RULE, NOSTALGIA
A BACKWARD HISTORY OF BRITAIN
HANNAH ROSE WOODS
WH Allen, 400pp, £20
‘ Rule, Nostalgia announces Woods as one of the most interesting new historians of her generation, whose best days lie (thankfully) before her,’ wrote Dan Jones in his Sunday Times review. ‘Smartly she writes her story in reverse, revealing a longing for the good old days – mostly misapprehended – as an imaginative seam running all the way from the culture wars of the 2020s to the Reformation in the 1530s... While she often seems exasperated by nostalgia as a brake on reason and progress, she has a sympathetic ear for her sources.’
Less effusive was Richard Vinen, in the Literary Review, who thought Woods can be ‘subtle’ despite having ‘a taste for sweeping generalisation’, and that her book contains ‘some padding, repetition and stating the bleeding obvious’.

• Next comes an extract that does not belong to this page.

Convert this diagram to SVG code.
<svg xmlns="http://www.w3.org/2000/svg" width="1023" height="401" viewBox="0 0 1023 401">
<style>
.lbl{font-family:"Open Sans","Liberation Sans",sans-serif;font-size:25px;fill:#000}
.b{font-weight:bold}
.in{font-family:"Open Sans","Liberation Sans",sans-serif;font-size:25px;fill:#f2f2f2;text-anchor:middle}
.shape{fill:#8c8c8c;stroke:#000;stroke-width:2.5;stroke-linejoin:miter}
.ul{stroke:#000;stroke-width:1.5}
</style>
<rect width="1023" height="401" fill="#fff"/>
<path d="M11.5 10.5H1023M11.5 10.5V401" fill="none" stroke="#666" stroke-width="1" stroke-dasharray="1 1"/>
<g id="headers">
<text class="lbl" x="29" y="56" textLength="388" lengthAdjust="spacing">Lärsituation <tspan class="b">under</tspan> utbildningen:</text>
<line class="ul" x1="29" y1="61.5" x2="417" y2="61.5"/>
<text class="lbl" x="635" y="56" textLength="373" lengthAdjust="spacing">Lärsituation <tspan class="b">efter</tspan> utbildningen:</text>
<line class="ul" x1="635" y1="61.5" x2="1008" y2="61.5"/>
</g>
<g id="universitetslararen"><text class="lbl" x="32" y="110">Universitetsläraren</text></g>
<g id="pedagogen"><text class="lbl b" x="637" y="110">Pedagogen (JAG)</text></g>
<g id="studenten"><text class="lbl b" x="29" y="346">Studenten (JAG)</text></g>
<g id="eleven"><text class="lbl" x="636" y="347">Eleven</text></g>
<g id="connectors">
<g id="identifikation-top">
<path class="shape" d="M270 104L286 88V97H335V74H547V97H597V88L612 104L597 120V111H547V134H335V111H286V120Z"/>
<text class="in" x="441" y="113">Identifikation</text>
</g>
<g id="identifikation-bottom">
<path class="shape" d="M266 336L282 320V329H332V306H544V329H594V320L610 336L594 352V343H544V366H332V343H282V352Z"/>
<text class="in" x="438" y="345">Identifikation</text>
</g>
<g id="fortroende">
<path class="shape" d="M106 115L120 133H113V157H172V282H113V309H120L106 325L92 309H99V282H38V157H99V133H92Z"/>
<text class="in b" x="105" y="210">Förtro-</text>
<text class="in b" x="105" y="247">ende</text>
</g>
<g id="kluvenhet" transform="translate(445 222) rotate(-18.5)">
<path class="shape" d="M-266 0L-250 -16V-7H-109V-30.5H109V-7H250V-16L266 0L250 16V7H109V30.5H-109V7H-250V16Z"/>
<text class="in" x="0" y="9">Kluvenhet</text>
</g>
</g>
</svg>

Historian and former politician Tristram Hunt reviewed the book for the Financial Times, finding that ‘among the book’s most accomplished sections’ are those dissecting the late Victorian fears of urban degeneration and a widespread ‘anxiety about anxiety’, which a nascent advertising industry ruthlessly played on. ‘“Is the Fall of England’s Greatness Near At Hand?” asked the makers of Eno’s Fruit Salt, linking a sluggish gut to the end of Empire.’ Although there is ‘precious little comparative analysis’ – what about Trump’s Make America Great Again? – ‘the framing is consistently interesting and, with it, a clear-sighted warning about the dangers posed to democracy from a culture of perpetual nostalgia.’